Depth-induced NTK: Bridging Over-parameterized Neural Networks and Deep Neural Kernels
Yong-Ming Tian, Shuang Liang, Shao-Qun Zhang, Feng-Lei Fan
TL;DR
This work addresses the gap in understanding depth within neural kernel theory by introducing a depth-induced NTK, NTK_(d), derived from a shortcut-related architecture and provably convergent to a Gaussian process as depth and shortcut count grow. It establishes existence, spectral bounds, and training invariance for NTK_(d), showing the kernel remains well-conditioned and interpretable during training. Empirical results on sine regression and image datasets demonstrate that NTK_(d) achieves competitive performance with the traditional width-based NTK while offering enhanced stability and a clearer link between depth and representation learning. The study advances neural kernel theory by elucidating depth-focused scaling laws and opens pathways to analyze deep networks beyond the infinite-width paradigm.
Abstract
While deep learning has achieved remarkable success across a wide range of applications, its theoretical understanding of representation learning remains limited. Deep neural kernels provide a principled framework to interpret over-parameterized neural networks by mapping hierarchical feature transformations into kernel spaces, thereby combining the expressive power of deep architectures with the analytical tractability of kernel methods. Recent advances, particularly neural tangent kernels (NTKs) derived by gradient inner products, have established connections between infinitely wide neural networks and nonparametric Bayesian inference.
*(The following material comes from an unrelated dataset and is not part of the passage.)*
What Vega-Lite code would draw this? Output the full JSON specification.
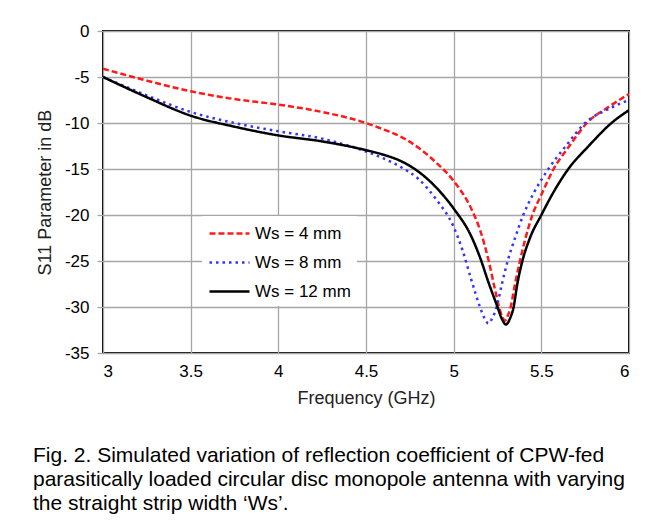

However, the existing NTK paradigm has been predominantly confined to the infinite-width regime, while overlooking the representational role of network depth. To address this gap, we propose a depth-induced NTK kernel based on a shortcut-related architecture, which converges to a Gaussian process as the network depth approaches infinity. We theoretically analyze the training invariance and spectrum properties of the proposed kernel, which stabilizes the kernel dynamics and mitigates degeneration. Experimental results further underscore the effectiveness of our proposed method. Our findings significantly extend the existing landscape of the neural kernel theory and provide an in-depth understanding of deep learning and the scaling law.